Umgekehrt sind auch Pidgins, Kreolsprachen und Patois, die es in vielen ehemaligen europäischen Kolonien gibt, Derivate ihrer europäischen Pendants. Diese Sprachen sind das kumulative Ergebnis von Diffusion und Modifikation; sie alle entspringen Prozessen der kulturellen Entlehnung.

Problematisch ist auch die Abgrenzung zwischen „kulturellen Insidern“ und „kulturellen Outsidern“. Die Bestimmung der „kulturellen Zugehörigkeit“ birgt die Gefahr rassischer Spaltungen. Menschen würden von der Teilnahme an einer bestimmten kulturellen Praxis ausgeschlossen, nur weil sie einem starren Verständnis von kultureller Gruppenzugehörigkeit nicht entsprechen.

Kulturelle Authentizität zu beanspruchen und damit Kultur zu geistigem Eigentum zu machen, bedeutet, die Menschheit daran zu hindern, die besten Praktiken und Ideen aus der ganzen Welt zu übernehmen. Yoga ist indischen Ursprungs, hat aber eine weite Verbreitung gefunden. Es wäre unsinnig, wenn die Menschen Yoga nur wegen seines indischen Ursprungs aufgeben würden.

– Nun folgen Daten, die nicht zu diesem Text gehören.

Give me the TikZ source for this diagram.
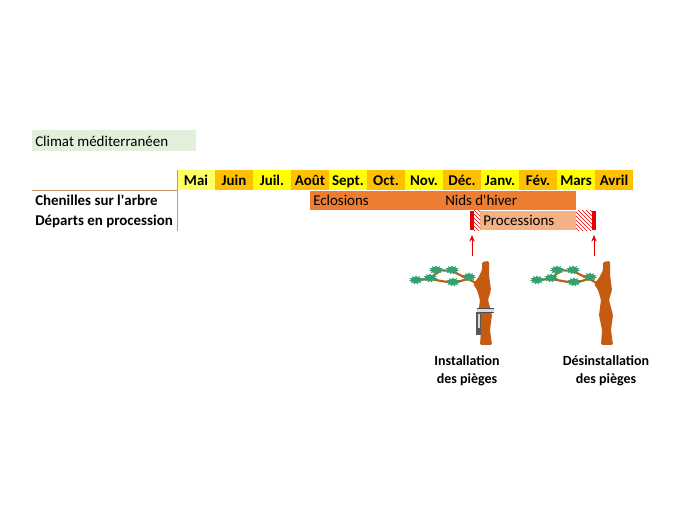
\documentclass[tikz,border=0pt]{standalone}
\usepackage{fontspec}
\setmainfont{Carlito}
\usetikzlibrary{shapes.geometric,arrows.meta,patterns}
\definecolor{maijaune}{HTML}{FFFF66}
\definecolor{moisjaune}{HTML}{FFFF00}
\definecolor{moisorange}{HTML}{FFC000}
\definecolor{eclos}{HTML}{ED7D31}
\definecolor{proc}{HTML}{F4B183}
\definecolor{climat}{HTML}{E2EFDA}
\definecolor{trait}{HTML}{C9956A}
\definecolor{tronc}{HTML}{C55A11}
\definecolor{aiguilles}{HTML}{33A06F}
\definecolor{rouge}{HTML}{E60000}
\tikzset{
  texte/.style={font=\fontsize{11.2}{13.5}\selectfont, inner sep=0pt, text=black},
  gras/.style={texte, font=\fontsize{11.2}{13.5}\selectfont\bfseries},
  legende/.style={texte, font=\fontsize{10.5}{13.5}\selectfont\bfseries, align=center},
  hachure/.style={pattern=north west lines, pattern color=rouge},
  fleche/.style={-{Stealth[length=5pt,width=4pt]}, rouge, line width=0.6pt},
  touffe/.style={star, star points=11, star point ratio=1.6, fill=aiguilles,
    minimum size=6.8pt, inner sep=0pt, xscale=1.6},
  pin/.pic={
    \fill[tronc, rounded corners=1pt] (0,0) -- (7,-1) -- (7,13) -- (9,28) -- (6,38)
      -- (10,53) -- (8,68) -- (10,83) -- (-2,83) -- (-1,68) -- (-4,53) -- (-2,38)
      -- (-5,28) -- (-9,22) -- (-4,16) -- (0,8) -- cycle;
    \draw[tronc, line width=1.6pt, line cap=round] (-6,21) -- (-14,17) -- (-29,21)
      -- (-52,17) -- (-66,18);
    \draw[tronc, line width=1.6pt, line cap=round] (-14,17) -- (-30,9) -- (-46,8);
    \draw[tronc, line width=1.2pt, line cap=round] (-40,8) -- (-52,16);
    \foreach \p in {(-13,15),(-29,20),(-30,8),(-46,8),(-52,16),(-66,18)}
      \node[touffe] at \p {};
  }
}
\begin{document}
\begin{tikzpicture}[x=0.75pt,y=-0.75pt]
\useasboundingbox (0,0) rectangle (700,520);
\fill[climat] (32,130) rectangle (196,151);
\node[texte, anchor=base west] (climat) at (35,146.5) {Climat méditerranéen};
\foreach \m/\c [count=\i] in {Mai/maijaune,Juin/moisorange,Juil./moisjaune,
  Août/moisorange,Sept./moisjaune,Oct./moisorange,Nov./moisjaune,Déc./moisorange,
  Janv./moisjaune,Fév./moisorange,Mars/moisjaune,Avril/moisorange}{
  \pgfmathsetmacro\xa{177+38*(\i-1)}
  \path[fill=\c] (\xa,170) rectangle ++(38,20);
  \node[gras, anchor=base] (m\i) at (\xa+19,185.5) {\m};
}
\draw[trait] (32,190.5) -- (177,190.5);
\draw[trait] (177,170) -- (177,231);
\node[gras, anchor=base west] (chenilles) at (35,205.5) {Chenilles sur l\textquotesingle arbre};
\node[gras, anchor=base west] (departs) at (35,226) {Départs en procession};
\fill[eclos] (310,191) rectangle (576,210.5);
\node[texte, anchor=base west] (eclosions) at (313,205.5) {Eclosions};
\node[texte, anchor=base west] (nids) at (445,205.5) {Nids d\textquotesingle hiver};
\fill[proc] (480,211) rectangle (576,230.5);
\fill[hachure] (474,211) rectangle (480,230.5);
\fill[hachure] (576,211) rectangle (592,230.5);
\fill[rouge] (470,211) rectangle (474,230.5);
\fill[rouge] (592,211) rectangle (596,230.5);
\node[texte, anchor=base west] (processions) at (483,225.5) {Processions};
\coordinate (pose) at (472,235);
\coordinate (depose) at (594,235);
\coordinate (flpose) at (472,256);
\coordinate (fldepose) at (594,256);
\draw[fleche] (flpose) -- (pose);
\draw[fleche] (fldepose) -- (depose);
\pic at (482,262) {pin};
\pic at (603,262) {pin};
\fill[gray!30] (477,308) rectangle (494,312);
\draw[gray!60!black, line width=0.6pt] (477,308) -- (494,308) (477,312) -- (494,312);
\fill[gray!70!black] (476,312) rectangle (481,335);
\fill[gray!30] (478,314) rectangle (479.5,328);
\node[legende] (installation) at (467,371) {Installation\\des pièges};
\node[legende] (desinstallation) at (606,371) {Désinstallation\\des pièges};
\end{tikzpicture}
\end{document}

Um es ganz deutlich zu sagen: Wir brauchen mehr und nicht weniger kulturelle Aneignung, um das globale Verständnis zu fördern und die Welt zu einem besseren Ort zu machen. Wir müssen uns weigern, uns einer Auffassung von Kultur anzuschließen, die das Entleihen als Antithese zum menschlichen Fortschritt darstellt. Der persische Dichter Rumi riet dazu, dass wir „zur Wurzel der Wurzel unserer selbst kommen“ sollten. Gewiss, aber sind es nicht unsere kulturellen Entlehnungen, die unsere Wurzeln ausmachen? Dass Adele einen Bantu-Knoten trägt, sollte als ein Zeichen unserer Verbundenheit gefeiert und nicht als sündhafte „Aneignung“ verteufelt werden.